──────── Given data ────────

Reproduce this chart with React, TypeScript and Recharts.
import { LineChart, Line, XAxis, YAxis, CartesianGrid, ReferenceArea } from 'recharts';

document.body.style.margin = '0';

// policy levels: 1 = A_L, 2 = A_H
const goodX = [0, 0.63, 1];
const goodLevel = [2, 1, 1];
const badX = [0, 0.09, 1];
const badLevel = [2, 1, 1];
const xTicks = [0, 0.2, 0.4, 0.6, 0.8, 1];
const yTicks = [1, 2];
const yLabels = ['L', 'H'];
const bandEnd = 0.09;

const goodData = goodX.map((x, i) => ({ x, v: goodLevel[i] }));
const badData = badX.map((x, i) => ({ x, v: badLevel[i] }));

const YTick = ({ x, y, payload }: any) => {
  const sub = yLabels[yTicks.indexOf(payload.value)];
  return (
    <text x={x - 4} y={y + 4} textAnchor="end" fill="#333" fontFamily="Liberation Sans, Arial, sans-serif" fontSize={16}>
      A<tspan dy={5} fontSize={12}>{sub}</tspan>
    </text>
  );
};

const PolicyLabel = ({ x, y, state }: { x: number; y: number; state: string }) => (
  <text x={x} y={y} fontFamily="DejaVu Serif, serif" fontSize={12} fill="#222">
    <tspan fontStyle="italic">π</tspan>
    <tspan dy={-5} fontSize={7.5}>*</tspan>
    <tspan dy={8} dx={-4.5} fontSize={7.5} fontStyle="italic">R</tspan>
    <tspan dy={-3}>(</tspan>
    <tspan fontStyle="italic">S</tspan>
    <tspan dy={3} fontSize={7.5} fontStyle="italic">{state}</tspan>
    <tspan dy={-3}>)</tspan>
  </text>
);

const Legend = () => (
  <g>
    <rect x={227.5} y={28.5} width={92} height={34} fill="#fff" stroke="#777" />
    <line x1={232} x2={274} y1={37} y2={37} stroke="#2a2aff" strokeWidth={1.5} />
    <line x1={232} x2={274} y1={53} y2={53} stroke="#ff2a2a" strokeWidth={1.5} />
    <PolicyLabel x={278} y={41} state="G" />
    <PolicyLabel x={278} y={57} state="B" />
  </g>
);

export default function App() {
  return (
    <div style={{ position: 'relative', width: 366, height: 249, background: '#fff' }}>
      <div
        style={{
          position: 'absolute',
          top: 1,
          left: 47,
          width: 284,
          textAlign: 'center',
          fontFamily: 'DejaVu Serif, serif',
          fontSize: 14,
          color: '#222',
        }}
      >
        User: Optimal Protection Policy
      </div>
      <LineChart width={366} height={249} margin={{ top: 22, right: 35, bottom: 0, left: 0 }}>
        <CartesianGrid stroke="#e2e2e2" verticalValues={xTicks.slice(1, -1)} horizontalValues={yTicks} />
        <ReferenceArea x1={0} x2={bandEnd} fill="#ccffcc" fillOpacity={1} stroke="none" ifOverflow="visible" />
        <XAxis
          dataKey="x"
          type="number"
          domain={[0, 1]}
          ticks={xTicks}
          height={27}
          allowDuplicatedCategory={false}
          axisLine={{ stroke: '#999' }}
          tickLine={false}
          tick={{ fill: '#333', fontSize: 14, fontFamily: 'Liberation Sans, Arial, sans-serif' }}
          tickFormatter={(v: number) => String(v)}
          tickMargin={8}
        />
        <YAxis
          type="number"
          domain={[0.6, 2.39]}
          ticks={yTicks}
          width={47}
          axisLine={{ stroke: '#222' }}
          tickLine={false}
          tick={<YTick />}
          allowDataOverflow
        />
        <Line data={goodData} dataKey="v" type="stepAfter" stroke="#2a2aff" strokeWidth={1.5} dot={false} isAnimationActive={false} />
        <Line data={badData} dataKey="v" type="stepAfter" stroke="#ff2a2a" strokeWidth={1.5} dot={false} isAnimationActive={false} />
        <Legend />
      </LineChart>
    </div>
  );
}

────────

◆ The exercise ◆
Return exactly the leading lines of the listing, stopping after the line in which "const badData = badX.map((x, i)" occurs.

◆ Exercise answer ◆
Reproduce this chart with React, TypeScript and Recharts.
import { LineChart, Line, XAxis, YAxis, CartesianGrid, ReferenceArea } from 'recharts';

document.body.style.margin = '0';

// policy levels: 1 = A_L, 2 = A_H
const goodX = [0, 0.63, 1];
const goodLevel = [2, 1, 1];
const badX = [0, 0.09, 1];
const badLevel = [2, 1, 1];
const xTicks = [0, 0.2, 0.4, 0.6, 0.8, 1];
const yTicks = [1, 2];
const yLabels = ['L', 'H'];
const bandEnd = 0.09;

const goodData = goodX.map((x, i) => ({ x, v: goodLevel[i] }));
const badData = badX.map((x, i) => ({ x, v: badLevel[i] }));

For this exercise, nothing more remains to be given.